It’s been reported that two HIV-positive men who underwent stem-cell transplants to treat cancer now show no trace of the virus.

The news was announced by Dr. Timothy Henrich of the Harvard Medical School and Brigham and Women’s Hospital in Boston at the International AIDS Society Conference on HIV Pathogenesis, Treatment and Prevention in Kuala Lumpur, Malaysia.

The patients had been on long-term antiretroviral therapy for HIV when they developed lymphoma. To treat the cancer, they underwent reduced intensity chemotherapy followed by stem-cell transplants.

Since the transplants, Dr. Henrich has been unable to find any evidence of HIV infection.

Henrich and fellow researcher Daniel Kuritzkes had first announced last year that the men showed no traces of the HI virus eight months after they received the transplants. The men were, however, still on anti-HIV drugs at the time.

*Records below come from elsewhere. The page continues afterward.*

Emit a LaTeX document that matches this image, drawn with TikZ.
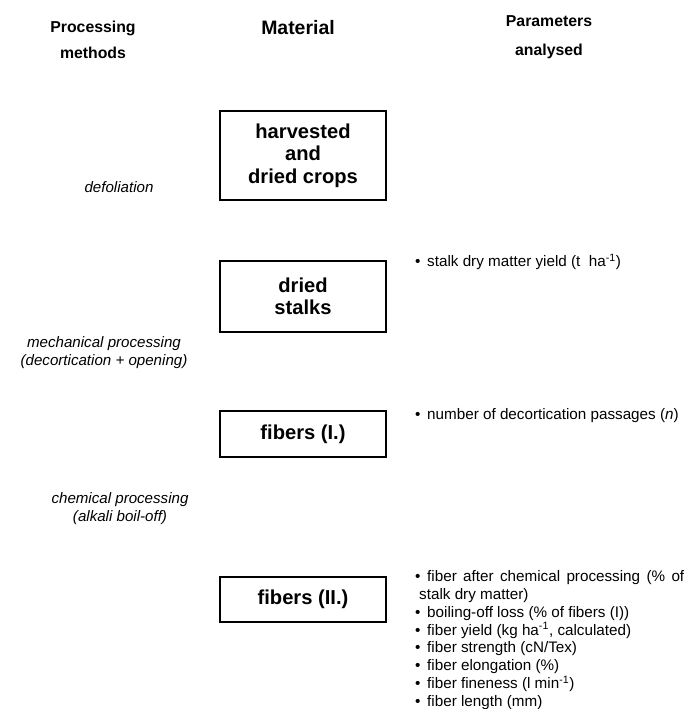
\documentclass[tikz,border=0pt]{standalone}
\usepackage{fontspec}
\setmainfont{Liberation Sans}
\usetikzlibrary{positioning}

\newcommand{\itm}{\makebox[0.36cm][l]{\textbullet}}

\begin{document}
\begin{tikzpicture}[
    x=0.03cm, y=-0.03cm,
    header/.style={
        font=\bfseries\fontsize{13.5}{22}\selectfont,
        align=center
    },
    material/.style={
        draw,
        line width=0.9pt,
        align=center,
        minimum width=4.98cm,
        font=\bfseries\fontsize{17.2}{19.2}\selectfont
    },
    method/.style={
        font=\itshape\fontsize{12.9}{15.3}\selectfont,
        align=center
    },
    param/.style={
        font=\fontsize{13}{15.3}\selectfont,
        align=left,
        anchor=north west,
        inner sep=0pt
    }
]
\useasboundingbox (0,0) rectangle (691,709);

% ------------------------------------------------
% Column headers
% ------------------------------------------------

\node[header] (hmeth) at (93, 40) {Processing\\methods};
\node[header, font=\bfseries\fontsize{16.6}{18}\selectfont] (hmat) at (298, 28) {Material};
\node[header, font=\bfseries\fontsize{13.5}{24.6}\selectfont] (hpar) at (549, 37.5) {Parameters\\analysed};

% ------------------------------------------------
% Material boxes
% ------------------------------------------------

\node[material, minimum height=2.67cm] (crops) at (303, 155.5)
    {harvested\\and\\dried crops};

\node[material, minimum height=2.13cm] (stalks) at (303, 296.5)
    {dried\\stalks};

\node[material, minimum height=1.38cm] (fibI) at (303, 434)
    {fibers (I.)};

\node[material, minimum height=1.35cm] (fibII) at (303, 599.5)
    {fibers (II.)};

% ------------------------------------------------
% Processing methods
% ------------------------------------------------

\node[method] (defol) at (119, 187) {defoliation};
\node[method] (mech) at (104, 353)
    {mechanical processing\\(decortication + opening)};
\node[method] (chem) at (120, 509)
    {chemical processing\\(alkali boil-off)};

% ------------------------------------------------
% Parameters analysed
% ------------------------------------------------

\node[param] (pstalk) at (415, 254)
    {\itm stalk dry matter yield (t\ \ ha\textsuperscript{-1})};

\node[param] (pfibI) at (415, 408)
    {\itm number of decortication passages (\textit{n})};

\node[param] (pfibII) at (415, 570)
    {\itm\makebox[7.71cm][s]{fiber after chemical processing (\% of}\\
     \hspace*{0.12cm}stalk dry matter)\\
     \itm boiling-off loss (\% of fibers (I))\\
     \itm fiber yield (kg ha\textsuperscript{-1}, calculated)\\
     \itm fiber strength (cN/Tex)\\
     \itm fiber elongation (\%)\\
     \itm fiber fineness (l min\textsuperscript{-1})\\
     \itm fiber length (mm)};

\end{tikzpicture}
\end{document}
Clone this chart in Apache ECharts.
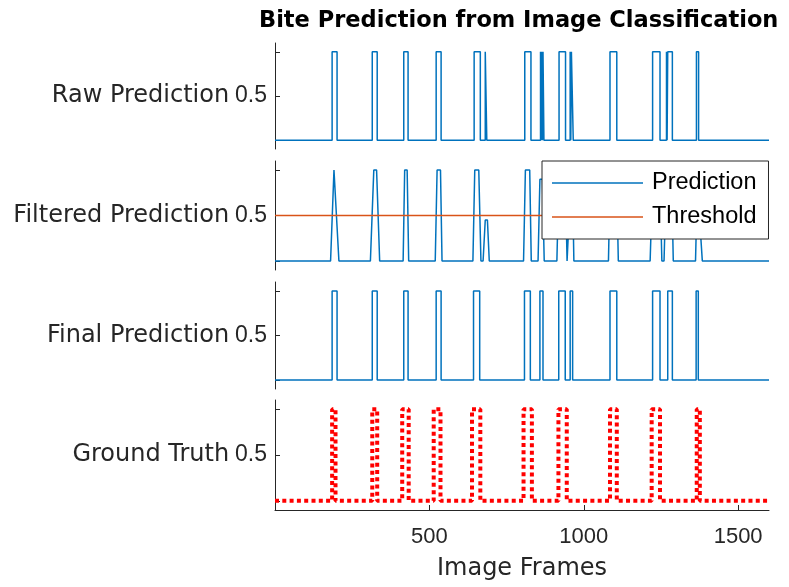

Dr. Henrich then withdrew the patients’ antiretroviral therapy and performed several sophisticated tests looking for signs of the virus returning in blood and other tissues. One of the men has now been off treatment with no detectable virus for approximately 15 weeks, and the second man for seven weeks, with similar results.

However, the researchers stressed that is too soon to draw any definitive long-term conclusions that the man have been ‘cured’ of the HIV. More definitive answers will emerge as these patients continue to be closely monitored, they said.

“These findings clearly provide important new information that might well alter the current thinking about HIV and gene therapy,” said Kevin Robert Frost, CEO of amfAR. which helped fund Henrich’s work.

“While stem-cell transplantation is not a viable option for people with HIV on a broad scale because of its costs and complexity, these new cases could lead us to new approaches to treating, and ultimately even eradicating, HIV.”

The first person to be cured of HIV, Timothy Brown (“the Berlin patient”), also underwent a stem-cell transplant in 2007 to treat his leukaemia.

These two new cases differ significantly, however, in that the stem-cell donors of the two men lacked the genetic mutation that renders a person virtually resistant to HIV infection.

Dr. Henrich’s patients also did not undergo the intensive chemotherapy or total body irradiation that preceded Brown’s stem-cell transplant.

“Dr. Henrich is charting new territory in HIV eradication research,” said amfAR Vice President and Director of Research Dr. Rowena Johnston. “Whatever the outcome, we will have learned more about what it will take to cure HIV.”